**WRITTEN TASK**
Quote the listing in full, exactly as given, minus any pictures.

**DATA BLOCK**
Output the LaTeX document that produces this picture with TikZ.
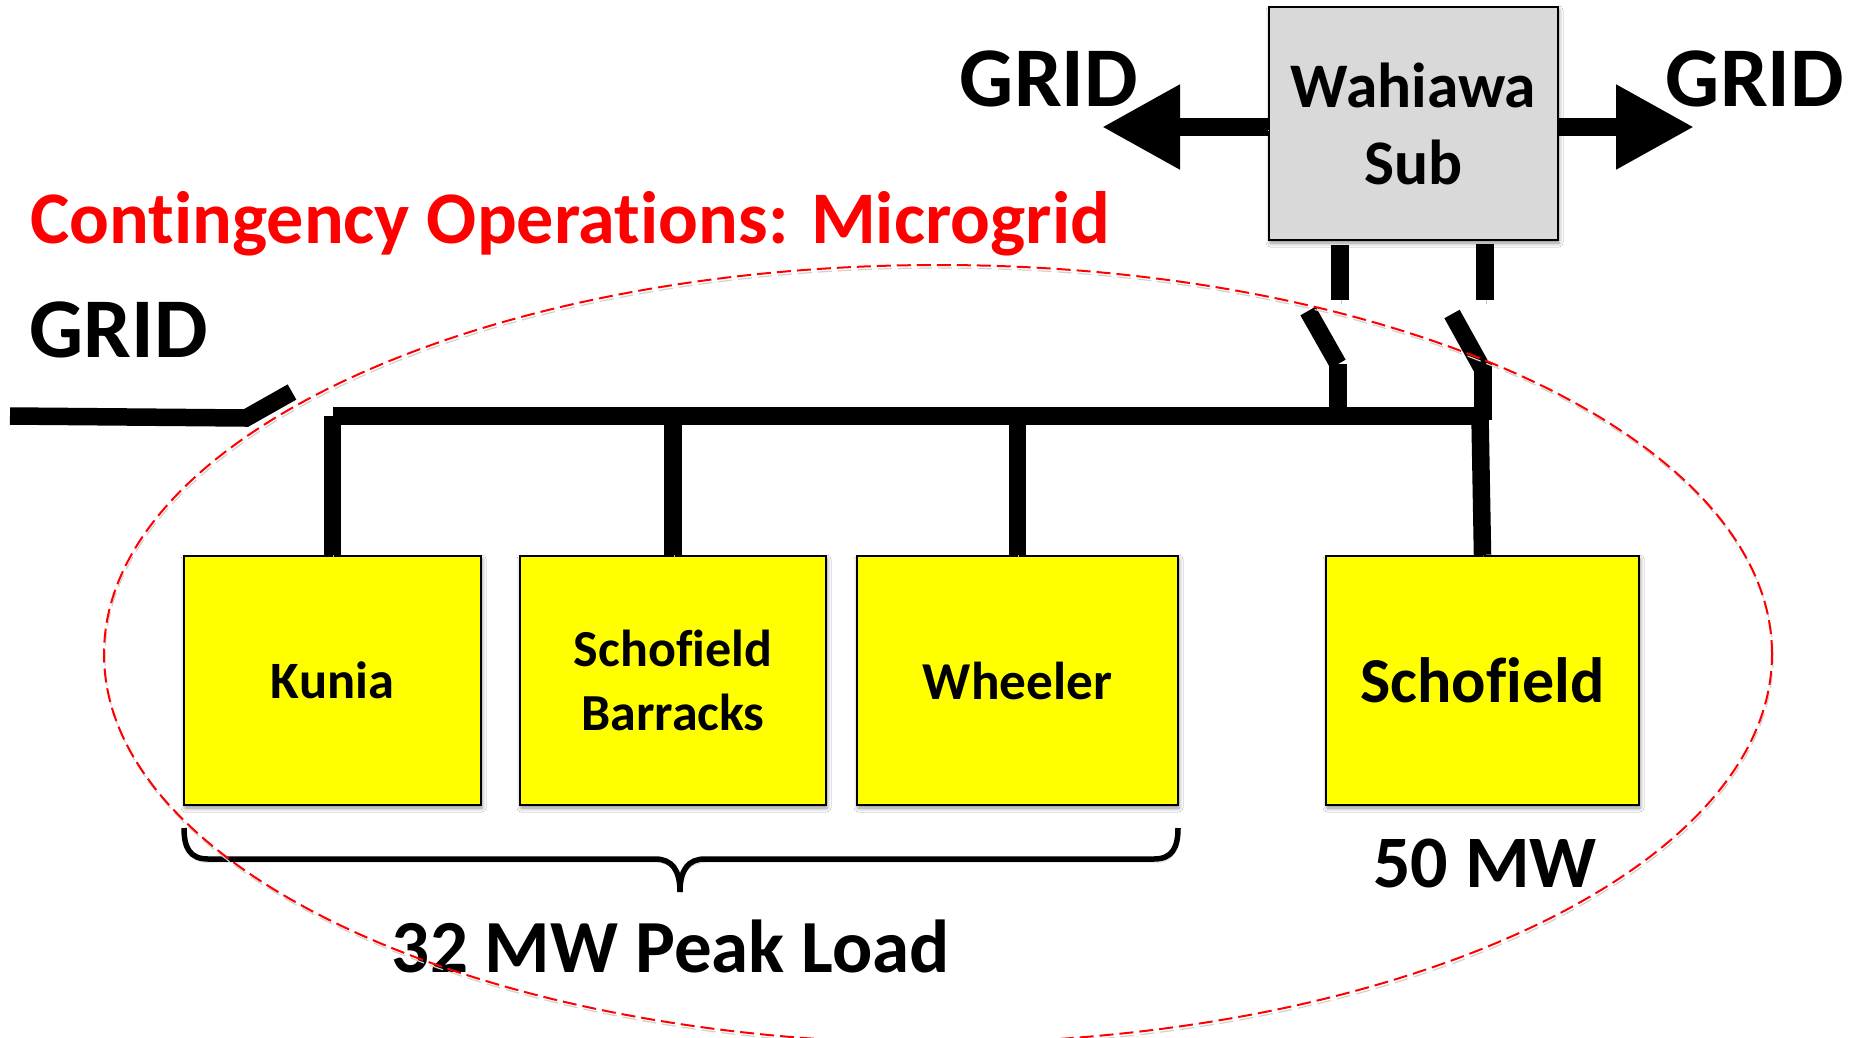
\documentclass[tikz,border=0pt]{standalone}
\usepackage{fontspec}
\setmainfont[Ligatures=NoCommon]{Carlito}
\usetikzlibrary{arrows.meta,shadows.blur}
\definecolor{subgray}{RGB}{217,217,217}
\definecolor{loadyellow}{rgb}{1,1,0}
\definecolor{pureblack}{rgb}{0,0,0}
\definecolor{purered}{rgb}{1,0,0}
\tikzset{
  softsh/.style={preaction={draw=black!24,transform canvas={xshift=1pt,yshift=-3.5pt}}},
  box/.style={draw=pureblack,line width=2.4pt,inner sep=0pt,align=center,font=\bfseries,
    blur shadow={shadow xshift=1pt,shadow yshift=-3pt,shadow blur radius=4pt,shadow opacity=45}},
  loadbox/.style={box,fill=loadyellow,minimum height=249pt},
  wire/.style={draw=pureblack,line width=17.5pt,softsh},
  gridarrow/.style={wire,line width=18pt,-{Triangle[length=78pt,width=80pt]}},
  lbl/.style={inner sep=0pt,font=\bfseries,align=center},
  boundary/.style={draw=purered,line width=2pt,dash pattern=on 14pt off 6pt},
  bracket/.style={draw=pureblack,line width=5.5pt,softsh}
}
\begin{document}
\begin{tikzpicture}[x=1pt,y=-1pt]
\useasboundingbox (0,0) rectangle (1858,1037);
\fill[white] (0,0) rectangle (1858,1037);
\clip (0,0) rectangle (1858,1037);

% boxes
\node[box,fill=subgray,minimum width=289pt,minimum height=233pt,font=\bfseries\fontsize{63.5}{77}\selectfont] (sub) at (1413.5,123.5) {Wahiawa\\Sub};
\node[loadbox,minimum width=297pt,font=\bfseries\fontsize{52.5}{64}\selectfont] (kunia) at (332.5,680.5) {Kunia};
\node[loadbox,minimum width=306pt,font=\bfseries\fontsize{52}{64}\selectfont] (barracks) at (673,680.5) {Schofield\\Barracks};
\node[loadbox,minimum width=321pt,font=\bfseries\fontsize{53.3}{64}\selectfont] (wheeler) at (1017.5,680.5) {Wheeler};
\node[loadbox,minimum width=313pt,font=\bfseries\fontsize{64}{72}\selectfont] (schofield) at (1482.5,680.5) {Schofield};

% texts
\node[lbl,font=\bfseries\fontsize{85}{96}\selectfont] (gridA) at (1049,79) {GRID};
\node[lbl,font=\bfseries\fontsize{85}{96}\selectfont] (gridB) at (1755,79) {GRID};
\node[lbl,font=\bfseries\fontsize{85}{96}\selectfont] (gridC) at (118.5,330) {GRID};
\node[lbl,text=purered,anchor=west,font=\bfseries\fontsize{74.2}{84}\selectfont] (title) at (30,224) {Contingency Operations: Microgrid};
\node[lbl,font=\bfseries\fontsize{74}{86}\selectfont] (mwA) at (1485,863) {50 MW};
\node[lbl,font=\bfseries\fontsize{75}{86}\selectfont] (mwB) at (671,946) {32 MW Peak Load};

% grid arrows
\coordinate (tipL) at (1102,127);
\coordinate (tipR) at (1694,127);
\draw[gridarrow] (sub.west |- tipL) -- (tipL);
\draw[gridarrow] (sub.east |- tipR) -- (tipR);

% bus coordinates
\coordinate (busK) at (332.5,416);
\coordinate (busM) at (1338,416);
\coordinate (busS) at (1480,416);

% stubs under substation
\coordinate (stubAt) at (1340,245);
\coordinate (stubAb) at (1340,300);
\coordinate (stubBt) at (1485,244);
\coordinate (stubBb) at (1485,300);
\draw[wire] (stubAt) -- (stubAb);
\draw[wire] (stubBt) -- (stubBb);

% switch blades and risers
\coordinate (bladeAt) at (1308,311);
\coordinate (bladeAb) at (1338,364);
\coordinate (bladeBt) at (1452,314);
\coordinate (bladeBb) at (1482,368);
\draw[wire] (bladeAt) -- (bladeAb);
\draw[wire] (bladeBt) -- (bladeBb);
\draw[wire] (1338,364) -- (busM);
\draw[wire] (1483,362) -- (1483,420);

% bus
\draw[wire] (333,416) -- (busS);
\draw[wire] (busK) -- (kunia.north);
\draw[wire] (barracks.north |- busK) -- (barracks.north);
\draw[wire] (wheeler.north |- busK) -- (wheeler.north);
\draw[wire] (busS) -- (schofield.north);

% grid feeder with open switch
\coordinate (feedA) at (10,416);
\coordinate (feedB) at (246,418);
\coordinate (feedC) at (292,392);
\draw[wire,line join=miter] (feedA) -- (feedB) -- (feedC);

% bracket
\coordinate (brL) at (184,828);
\coordinate (brR) at (1178,828);
\coordinate (brTip) at (680,892);
\draw[bracket] (brL) .. controls (184,848) and (190,859) .. (208,859)
  -- (655,859) .. controls (672,859) and (680,870) .. (brTip)
  .. controls (680,870) and (688,859) .. (705,859)
  -- (1154,859) .. controls (1172,859) and (1178,848) .. (brR);

% microgrid boundary
\coordinate (mgC) at (938,654);
\draw[boundary,preaction={draw=black!18,line width=1.2pt,transform canvas={xshift=1pt,yshift=-3pt},dash pattern=on 14pt off 6pt}] (mgC) ellipse [x radius=834pt,y radius=389pt];
\end{tikzpicture}
\end{document}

**RESPONSE**
Output the LaTeX document that produces this picture with TikZ.
\documentclass[tikz,border=0pt]{standalone}
\usepackage{fontspec}
\setmainfont[Ligatures=NoCommon]{Carlito}
\usetikzlibrary{arrows.meta,shadows.blur}
\definecolor{subgray}{RGB}{217,217,217}
\definecolor{loadyellow}{rgb}{1,1,0}
\definecolor{pureblack}{rgb}{0,0,0}
\definecolor{purered}{rgb}{1,0,0}
\tikzset{
  softsh/.style={preaction={draw=black!24,transform canvas={xshift=1pt,yshift=-3.5pt}}},
  box/.style={draw=pureblack,line width=2.4pt,inner sep=0pt,align=center,font=\bfseries,
    blur shadow={shadow xshift=1pt,shadow yshift=-3pt,shadow blur radius=4pt,shadow opacity=45}},
  loadbox/.style={box,fill=loadyellow,minimum height=249pt},
  wire/.style={draw=pureblack,line width=17.5pt,softsh},
  gridarrow/.style={wire,line width=18pt,-{Triangle[length=78pt,width=80pt]}},
  lbl/.style={inner sep=0pt,font=\bfseries,align=center},
  boundary/.style={draw=purered,line width=2pt,dash pattern=on 14pt off 6pt},
  bracket/.style={draw=pureblack,line width=5.5pt,softsh}
}
\begin{document}
\begin{tikzpicture}[x=1pt,y=-1pt]
\useasboundingbox (0,0) rectangle (1858,1037);
\fill[white] (0,0) rectangle (1858,1037);
\clip (0,0) rectangle (1858,1037);

% boxes
\node[box,fill=subgray,minimum width=289pt,minimum height=233pt,font=\bfseries\fontsize{63.5}{77}\selectfont] (sub) at (1413.5,123.5) {Wahiawa\\Sub};
\node[loadbox,minimum width=297pt,font=\bfseries\fontsize{52.5}{64}\selectfont] (kunia) at (332.5,680.5) {Kunia};
\node[loadbox,minimum width=306pt,font=\bfseries\fontsize{52}{64}\selectfont] (barracks) at (673,680.5) {Schofield\\Barracks};
\node[loadbox,minimum width=321pt,font=\bfseries\fontsize{53.3}{64}\selectfont] (wheeler) at (1017.5,680.5) {Wheeler};
\node[loadbox,minimum width=313pt,font=\bfseries\fontsize{64}{72}\selectfont] (schofield) at (1482.5,680.5) {Schofield};

% texts
\node[lbl,font=\bfseries\fontsize{85}{96}\selectfont] (gridA) at (1049,79) {GRID};
\node[lbl,font=\bfseries\fontsize{85}{96}\selectfont] (gridB) at (1755,79) {GRID};
\node[lbl,font=\bfseries\fontsize{85}{96}\selectfont] (gridC) at (118.5,330) {GRID};
\node[lbl,text=purered,anchor=west,font=\bfseries\fontsize{74.2}{84}\selectfont] (title) at (30,224) {Contingency Operations: Microgrid};
\node[lbl,font=\bfseries\fontsize{74}{86}\selectfont] (mwA) at (1485,863) {50 MW};
\node[lbl,font=\bfseries\fontsize{75}{86}\selectfont] (mwB) at (671,946) {32 MW Peak Load};

% grid arrows
\coordinate (tipL) at (1102,127);
\coordinate (tipR) at (1694,127);
\draw[gridarrow] (sub.west |- tipL) -- (tipL);
\draw[gridarrow] (sub.east |- tipR) -- (tipR);

% bus coordinates
\coordinate (busK) at (332.5,416);
\coordinate (busM) at (1338,416);
\coordinate (busS) at (1480,416);

% stubs under substation
\coordinate (stubAt) at (1340,245);
\coordinate (stubAb) at (1340,300);
\coordinate (stubBt) at (1485,244);
\coordinate (stubBb) at (1485,300);
\draw[wire] (stubAt) -- (stubAb);
\draw[wire] (stubBt) -- (stubBb);

% switch blades and risers
\coordinate (bladeAt) at (1308,311);
\coordinate (bladeAb) at (1338,364);
\coordinate (bladeBt) at (1452,314);
\coordinate (bladeBb) at (1482,368);
\draw[wire] (bladeAt) -- (bladeAb);
\draw[wire] (bladeBt) -- (bladeBb);
\draw[wire] (1338,364) -- (busM);
\draw[wire] (1483,362) -- (1483,420);

% bus
\draw[wire] (333,416) -- (busS);
\draw[wire] (busK) -- (kunia.north);
\draw[wire] (barracks.north |- busK) -- (barracks.north);
\draw[wire] (wheeler.north |- busK) -- (wheeler.north);
\draw[wire] (busS) -- (schofield.north);

% grid feeder with open switch
\coordinate (feedA) at (10,416);
\coordinate (feedB) at (246,418);
\coordinate (feedC) at (292,392);
\draw[wire,line join=miter] (feedA) -- (feedB) -- (feedC);

% bracket
\coordinate (brL) at (184,828);
\coordinate (brR) at (1178,828);
\coordinate (brTip) at (680,892);
\draw[bracket] (brL) .. controls (184,848) and (190,859) .. (208,859)
  -- (655,859) .. controls (672,859) and (680,870) .. (brTip)
  .. controls (680,870) and (688,859) .. (705,859)
  -- (1154,859) .. controls (1172,859) and (1178,848) .. (brR);

% microgrid boundary
\coordinate (mgC) at (938,654);
\draw[boundary,preaction={draw=black!18,line width=1.2pt,transform canvas={xshift=1pt,yshift=-3pt},dash pattern=on 14pt off 6pt}] (mgC) ellipse [x radius=834pt,y radius=389pt];
\end{tikzpicture}
\end{document}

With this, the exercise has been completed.